■ **Provided data**
=====
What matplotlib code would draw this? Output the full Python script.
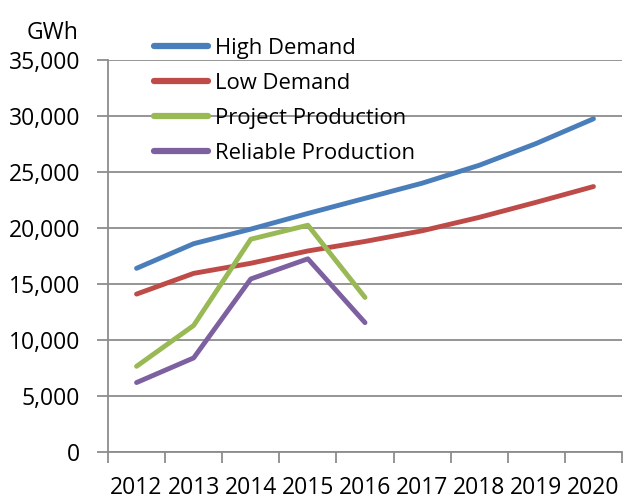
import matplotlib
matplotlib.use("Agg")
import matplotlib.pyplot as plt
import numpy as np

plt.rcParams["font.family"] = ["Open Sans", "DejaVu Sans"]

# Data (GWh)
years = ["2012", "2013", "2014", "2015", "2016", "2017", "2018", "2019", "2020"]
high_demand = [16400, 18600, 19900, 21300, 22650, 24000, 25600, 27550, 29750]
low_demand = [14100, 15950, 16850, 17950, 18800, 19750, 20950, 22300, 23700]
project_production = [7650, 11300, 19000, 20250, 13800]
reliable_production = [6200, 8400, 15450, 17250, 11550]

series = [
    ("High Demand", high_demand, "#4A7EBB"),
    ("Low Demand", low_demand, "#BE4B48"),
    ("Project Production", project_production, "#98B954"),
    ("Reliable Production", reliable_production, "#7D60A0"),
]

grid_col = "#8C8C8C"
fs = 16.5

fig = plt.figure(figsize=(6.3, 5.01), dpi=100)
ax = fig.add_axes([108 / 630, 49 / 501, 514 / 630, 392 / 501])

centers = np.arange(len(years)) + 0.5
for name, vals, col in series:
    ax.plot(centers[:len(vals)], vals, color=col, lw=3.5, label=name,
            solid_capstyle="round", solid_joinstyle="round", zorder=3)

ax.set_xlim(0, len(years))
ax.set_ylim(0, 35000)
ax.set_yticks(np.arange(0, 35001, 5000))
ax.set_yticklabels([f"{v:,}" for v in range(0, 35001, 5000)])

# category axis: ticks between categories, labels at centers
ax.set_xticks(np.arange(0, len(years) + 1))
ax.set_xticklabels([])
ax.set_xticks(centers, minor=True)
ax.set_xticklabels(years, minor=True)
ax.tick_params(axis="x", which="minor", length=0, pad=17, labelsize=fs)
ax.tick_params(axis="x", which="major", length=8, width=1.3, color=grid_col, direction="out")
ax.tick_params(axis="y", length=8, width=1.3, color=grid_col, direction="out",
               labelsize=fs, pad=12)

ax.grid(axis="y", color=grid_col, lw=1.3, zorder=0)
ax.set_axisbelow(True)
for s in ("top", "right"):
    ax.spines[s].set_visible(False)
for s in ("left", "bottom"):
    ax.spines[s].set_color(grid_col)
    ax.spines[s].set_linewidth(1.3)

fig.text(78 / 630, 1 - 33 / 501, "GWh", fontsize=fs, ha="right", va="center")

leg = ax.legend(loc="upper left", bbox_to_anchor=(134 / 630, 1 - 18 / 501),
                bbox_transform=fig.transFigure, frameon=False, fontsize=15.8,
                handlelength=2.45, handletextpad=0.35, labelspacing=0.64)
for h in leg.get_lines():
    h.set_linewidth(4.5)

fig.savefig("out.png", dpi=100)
=====
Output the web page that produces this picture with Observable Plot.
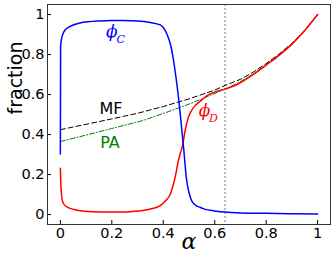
=====
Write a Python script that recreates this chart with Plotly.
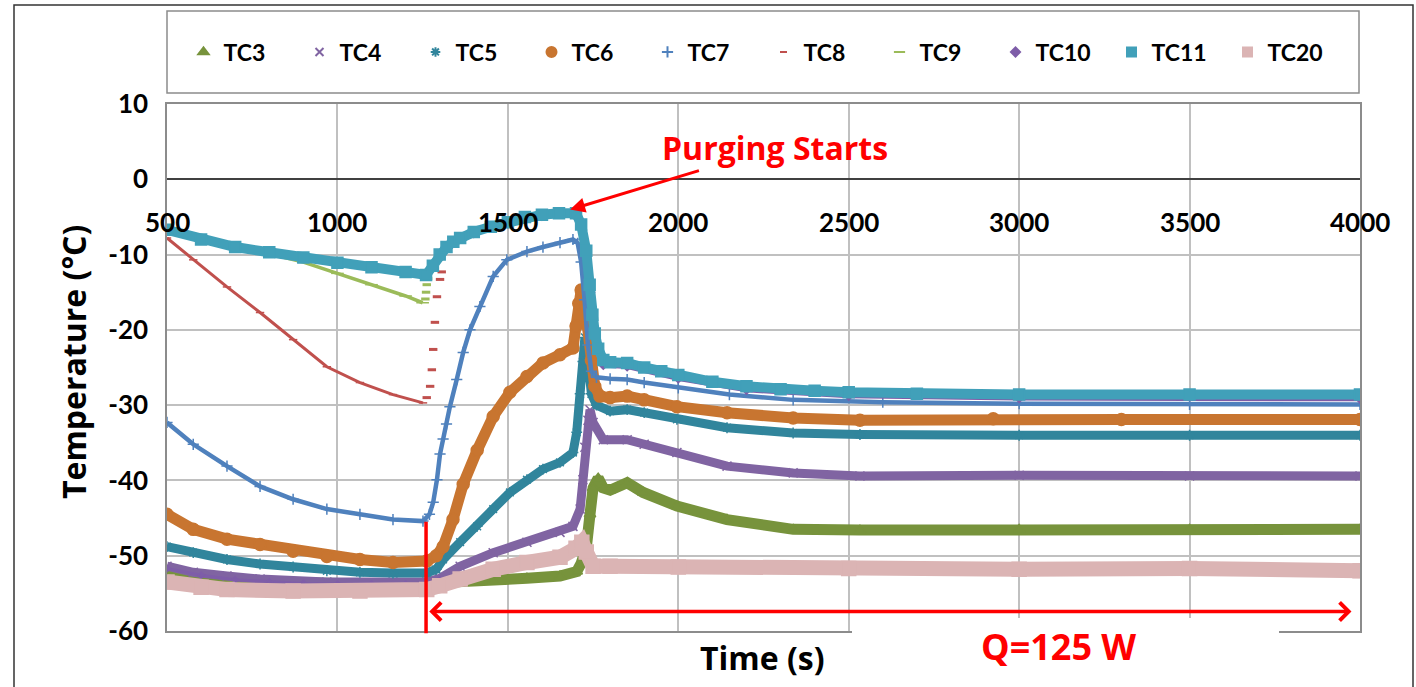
=====
■ **Exercise task**
Go over the data above and copy every line that has the word "matplotlib" in it.

■ **Correct response**
What matplotlib code would draw this? Output the full Python script.
import matplotlib
matplotlib.use("Agg")
import matplotlib.pyplot as plt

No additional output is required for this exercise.